Wie ergeht es Mutter und Vater, wenn ihr Sohn einen Menschen erschossen hat? Dieser Frage geht die südafrikanische Schriftstellerin und Literatur-Nobelpreis-Trägerin Nadine Gordimer im Buch ‚Die Hauswaffe‘ nach, das 1998 entstand.
Es ist der Abend des 19. Januar 1996, als Duncan Lindgard (27J.) in seiner WG einen seiner Mitbewohner und ehemaligen Geliebten erschießt. Warum? Was war vorangegangen? War es die Rache für den Verrat, den Carl in der Nacht davor durch den Geschlechtsverkehr mit Natalie/Nastasja, Duncans Lebensgefährtin, verübt hatte?
Das weiße Ehepaar Harald (50 J. und Direktor einer Versicherungsgesellschaft) und Claudia (47 J. und selbständige Ärztin) werden total aus ihrem gewohnten Lebensrhythmus gerissen: sie grübeln, ob ihr Verhalten in der Vergangenheit dem Sohn gegenüber zur Gewaltbereitschaft beigetragen hatte, ihre Bekannten / Freunde ziehen sich zurück, Kollegen begrüßen Harald ‚mit einem wortlos vereinbarten Schweigen‘, beide lassen ihre eigene Ehe-Historie Revue passieren.
Auch dem Strafverteidiger Hamilton Motsamai, einem Schwarzen, stehen sie skeptisch gegenüber. Nein, rassistisch sind sie nicht, aber hat der Anwalt überhaupt die Befähigung und die Erfahrung, nachdem er erst wieder vier Jahre im Land ist - bedingt durch die politischen Gründe für seinen jahrelangen Aufenthalt im Ausland.
Mich begeisterte diese Figur! Ich fand es einfach äußerst professionell (und es berührte mich auch sehr), wie Motsamai es schaffte, langsam ihr Vertrauen zu erringen. Wunderschön auch die Beschreibung der Einladung in seine große Familie.
Nebenbei erfährt die Leserschaft von den Gepflogenheiten, eine Hauswaffe bereit liegen zu haben, damit Einbrüche und Überfälle abgewehrt werden können, von Grausamkeiten während der Apartheit, die im Namen des Staates begangen wurden und was Rassismus bedeutet.

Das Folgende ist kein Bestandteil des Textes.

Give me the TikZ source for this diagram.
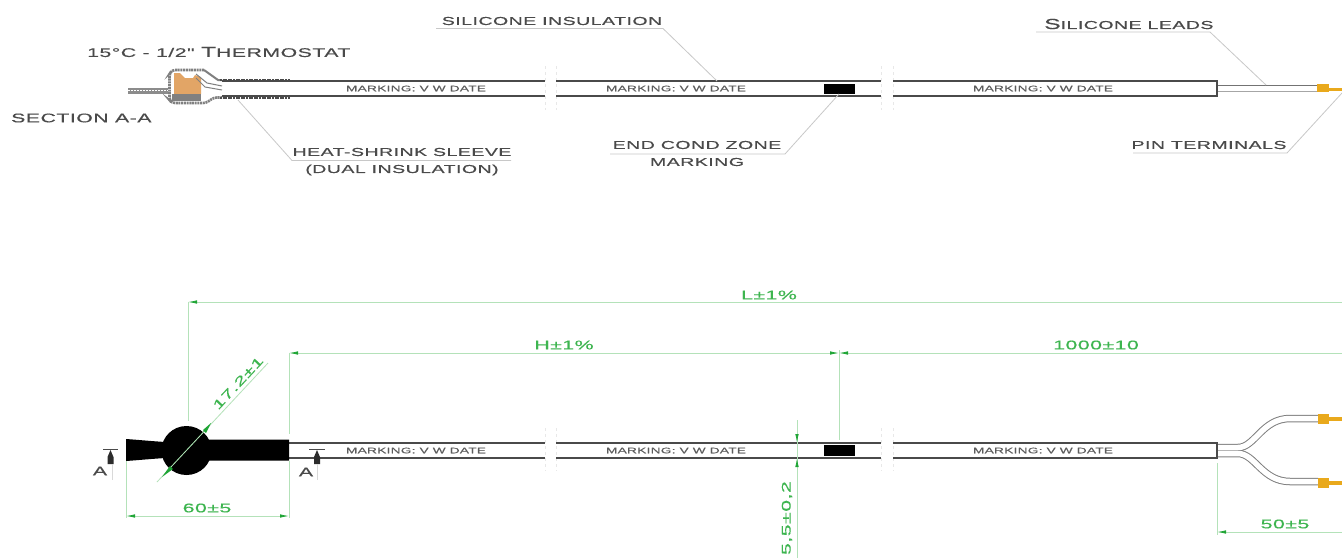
\documentclass[tikz,border=0pt]{standalone}
\usepackage{fontspec}
\usetikzlibrary{arrows.meta}
\newfontfamily\widefont[FakeStretch=1.7,LetterSpace=4,FakeBold=0.4]{Liberation Sans}
\newcommand{\capbig}[1]{{\fontsize{14.5}{14}\selectfont #1}}
\definecolor{dimline}{HTML}{B4E2B9}
\definecolor{dimtip}{HTML}{1FA535}
\definecolor{dimtext}{HTML}{3DB54F}
\definecolor{inkgray}{HTML}{4A4A4A}
\definecolor{leadergray}{HTML}{C8C8C8}
\definecolor{copper}{HTML}{E2A566}
\definecolor{pinorange}{HTML}{E9A91C}
\tikzset{
  lbl/.style={font=\widefont\fontsize{11.5}{12}\selectfont, text=inkgray, inner sep=0pt},
  bigl/.style={font=\widefont\fontsize{12.5}{13}\selectfont, text=inkgray, inner sep=0pt},
  marklbl/.style={font=\widefont\fontsize{8}{8}\selectfont, text=inkgray!90, inner sep=0pt},
  dimlbl/.style={font=\widefont\fontsize{12.5}{13}\selectfont, text=dimtext, inner sep=0pt},
  leader/.style={draw=leadergray, line width=.8pt},
  dimension/.style={draw=dimline, line width=.8pt},
  ext/.style={draw=dimline, line width=.8pt},
  tipb/.style={{Latex[length=9pt,width=3.5pt,color=dimtip]}-},
  tipe/.style={-{Latex[length=9pt,width=3.5pt,color=dimtip]}},
  tipbe/.style={{Latex[length=9pt,width=3.5pt,color=dimtip]}-{Latex[length=9pt,width=3.5pt,color=dimtip]}},
  cable/.style={draw=inkgray, line width=1.8pt},
  gapmark/.style={draw=black!9, line width=.5pt, dashed},
  secline/.style={draw=black!15, line width=.5pt},
}
\begin{document}
\begin{tikzpicture}[x=1pt,y=-1pt]
\useasboundingbox (0,0) rectangle (1342,558);
\fill[white] (0,0) rectangle (1342,558);

% ---------- gap ticks
\foreach \gx in {545,556,881,893}{
  \draw[gapmark] (\gx,66) -- (\gx,110);
  \draw[gapmark] (\gx,428) -- (\gx,471);
}

% ---------- cables
\foreach \ya/\yb/\xs/\xe in {81/96/222/545,81/96/556/881,81/96/893/1217,443/458/289/545,443/458/556/881,443/458/893/1217}{
  \draw[cable] (\xs,\ya) -- (\xe,\ya);
  \draw[cable] (\xs,\yb) -- (\xe,\yb);
}
\draw[cable] (1217,80.1) -- (1217,96.9);
\draw[cable] (1217,442.1) -- (1217,458.9);

\node[marklbl] (m1) at (416,88.5) {MARKING: V W DATE};
\node[marklbl] (m2) at (676,88.5) {MARKING: V W DATE};
\node[marklbl] (m3) at (1043,88.5) {MARKING: V W DATE};
\node[marklbl] (m4) at (416,450.5) {MARKING: V W DATE};
\node[marklbl] (m5) at (676,450.5) {MARKING: V W DATE};
\node[marklbl] (m6) at (1043,450.5) {MARKING: V W DATE};
\fill[black] (824,84) rectangle (855,93.5);
\fill[black] (824,445) rectangle (855,455.5);

% ---------- section A-A thermostat
\fill[black!45] (128,88) rectangle (168,93.5);
\draw[white,line width=.6pt,dash pattern=on 1.5pt off 1.5pt] (128,90.7) -- (168,90.7);
\fill[copper] (174,73) -- (180,73) -- (185,78) -- (193,78) -- (195,75) -- (201,77) -- (201,94) -- (174,94) -- cycle;
\fill[black!50] (172,94) rectangle (201,101);
\draw[black!50,line width=2.6pt,dash pattern=on 2pt off .7pt,rounded corners=3pt]
  (204,70) -- (172,70) -- (169.5,74) -- (169.5,100) -- (172,103) -- (206,103) -- (214,97.5) -- (222,97.5);
\draw[black!50,line width=2pt] (204,70) -- (218,80) -- (222,80);
\draw[black!50,line width=1pt] (196,74) -- (207,83) -- (222,86);
\draw[black!50,line width=1pt] (196,78) -- (205,87) -- (222,90);
\draw[inkgray,line width=2pt,dash pattern=on 2pt off .6pt] (220,79.5) -- (290,79.5);
\draw[inkgray,line width=2pt,dash pattern=on 2pt off .6pt] (220,98) -- (290,98);

% ---------- top lead
\draw[black!55,line width=1pt] (1218,85) -- (1317,85);
\draw[black!35,line width=1pt] (1218,91) -- (1317,91);
\fill[pinorange] (1317,84) rectangle (1329,92);
\fill[pinorange] (1329,88) rectangle (1342,91);

% ---------- top labels
\node[lbl] (sil) at (552,21) {SILICONE INSULATION};
\coordinate (silA) at (436,28.5);
\coordinate (silB) at (663,28.5);
\coordinate (silC) at (717,81);
\draw[leader] (silA) -- (silB) -- (silC);

\node[lbl,anchor=west] (leads) at (1044,24) {\capbig{S}ILICONE LEADS};
\coordinate (leadA) at (1036,32);
\coordinate (leadB) at (1210,32);
\coordinate (leadC) at (1266,85);
\draw[leader] (leadA) -- (leadB) -- (leadC);

\node[lbl] (pins) at (1209,145) {PIN TERMINALS};
\coordinate (pinA) at (1133,153);
\coordinate (pinB) at (1287,153);
\coordinate (pinC) at (1342,93);
\draw[leader] (pinA) -- (pinB) -- (pinC);

\node[lbl] (endc) at (697,145) {END COND ZONE};
\node[lbl] (endm) at (697,162) {MARKING};
\coordinate (endA) at (610,154);
\coordinate (endB) at (785,154);
\coordinate (endC) at (839,94);
\draw[leader] (endA) -- (endB) -- (endC);

\node[lbl] (heat) at (402,152) {HEAT-SHRINK SLEEVE};
\node[lbl] (dual) at (402,170) {(DUAL INSULATION)};
\coordinate (heatA) at (511,160.5);
\coordinate (heatB) at (292,160.5);
\coordinate (heatC) at (238,100);
\draw[leader] (heatA) -- (heatB) -- (heatC);

\node[bigl,anchor=west] (therm) at (87,52) {15\textdegree C - 1/2" \capbig{T}HERMOSTAT};
\node[bigl,anchor=west] (sect) at (11,118) {SECTION A-A};

% ---------- bottom black sleeve
\fill[black] (126,439) .. controls (140,440) and (150,441) .. (165,442) -- (205,439.5) -- (289,439.5) -- (289,460.5) -- (205,460.5) -- (165,458) .. controls (150,459) and (140,460) .. (126,461) -- cycle;
\fill[black] (186.5,450.5) ellipse (25 and 24.5);
\draw[dimtip!55!black,line width=.5pt] (169,469) -- (207,428);

% ---------- section marks
\node[lbl,font=\widefont\fontsize{12.5}{13}\selectfont] (aL) at (100,471) {A};
\node[lbl,font=\widefont\fontsize{12.5}{13}\selectfont] (aR) at (306,472) {A};
\draw[inkgray,line width=1.2pt] (103,449.5) -- (118,449.5);
\draw[inkgray,line width=1.2pt] (309,449.5) -- (325,449.5);
\fill[inkgray!60!black] (110.5,450) -- (113.5,457) -- (113.5,464) -- (107.5,464) -- (107.5,457) -- cycle;
\fill[inkgray!60!black] (317,450) -- (320,457) -- (320,464) -- (314,464) -- (314,457) -- cycle;
\draw[secline] (112,464) -- (112,480);
\draw[secline] (317,464) -- (317,480);

% ---------- bottom leads
\foreach \w/\c in {7.5/black!50,5.5/white}{
  \draw[\c,line width=\w pt,line join=round] (1218,447.5) -- (1238,447.5) .. controls (1255,447.5) and (1262,418.5) .. (1290,418.5) -- (1318,418.5);
  \draw[\c,line width=\w pt,line join=round] (1218,453.5) -- (1238,453.5) .. controls (1255,453.5) and (1262,481.5) .. (1290,481.5) -- (1318,481.5);
}
\fill[pinorange] (1318,414) rectangle (1329,424);
\fill[pinorange] (1329,416.5) rectangle (1342,421);
\fill[pinorange] (1318,478) rectangle (1329,488);
\fill[pinorange] (1329,480.5) rectangle (1342,485);

% ---------- dimensions
\coordinate (dLa) at (188,302);
\coordinate (dLb) at (1342,302);
\coordinate (dLe) at (188,421);
\draw[dimension,tipb] (dLa) -- (dLb);
\draw[ext] (dLa) -- (dLe);
\node[dimlbl] (Lt) at (769,295) {L±1\%};

\coordinate (dHa) at (289,353);
\coordinate (dHb) at (839,353);
\coordinate (dHc) at (1342,353);
\coordinate (dHe) at (289,434);
\coordinate (dHf) at (839,440);
\coordinate (dHg) at (839,350);
\draw[dimension,tipbe] (dHa) -- (dHb);
\draw[dimension,tipb] (dHb) -- (dHc);
\draw[ext] (dHa) -- (dHe);
\draw[ext] (dHg) -- (dHf);
\node[dimlbl] (Ht) at (564,345) {H±1\%};
\node[dimlbl] (kt) at (1096,345) {1000±10};

\coordinate (d17a) at (157,482);
\coordinate (d17b) at (268,363);
\draw[dimension] (d17a) -- (d17b);
\fill[dimtip] (162,477) -- (170,466) -- (173,469) -- cycle;
\fill[dimtip] (211,423) -- (203,430) -- (206,433) -- cycle;
\node[dimlbl,rotate=47] (d17t) at (238,383) {17.2±1};

\coordinate (d60a) at (126,516);
\coordinate (d60b) at (289,516);
\coordinate (d60c) at (126,461);
\coordinate (d60d) at (289,461);
\coordinate (d60e) at (126,518);
\coordinate (d60f) at (289,518);
\draw[dimension,tipbe] (d60a) -- (d60b);
\draw[ext] (d60c) -- (d60e);
\draw[ext] (d60d) -- (d60f);
\node[dimlbl] (d60t) at (207,508) {60±5};

\coordinate (d50a) at (1217,532);
\coordinate (d50b) at (1342,532);
\coordinate (d50c) at (1217,463);
\coordinate (d50e) at (1217,535);
\draw[dimension,tipb] (d50a) -- (d50b);
\draw[ext] (d50c) -- (d50e);
\node[dimlbl] (d50t) at (1285,524) {50±5};

\coordinate (d6a) at (797,420);
\coordinate (d6b) at (797,558);
\coordinate (d6c) at (797,431);
\coordinate (d6d) at (797,443);
\coordinate (d6e) at (797,470);
\coordinate (d6f) at (797,458);
\draw[dimension] (d6a) -- (d6b);
\draw[dimension,tipe] (d6c) -- (d6d);
\draw[dimension,tipe] (d6e) -- (d6f);
\node[dimlbl,rotate=90,anchor=east] (d6t) at (787,481) {5,5±0,2};
\end{tikzpicture}
\end{document}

Ich fieberte mit, welches Strafmaß Duncan das Gericht verhängt – mit 7 Jahren (im besten Fall) und 12 Jahren (im ungünstigsten) ist zu rechnen - die Abschaffung der Todesstrafe wird zu dieser Zeit gerade vor dem Verfassungsgericht verhandelt.
Mir gefiel die ruhige, sachliche und doch auch (mich) bewegende Art, mit der die Autorin diese Geschichte erzählte. 5 Sterne vergebe ich an diesen mich sehr beeindruckenden Roman mit seinen vielen psychologischen und auch philosophischen Momenten und wünsche ihm (auch nach über 20 Jahren) noch eine große Leserschar!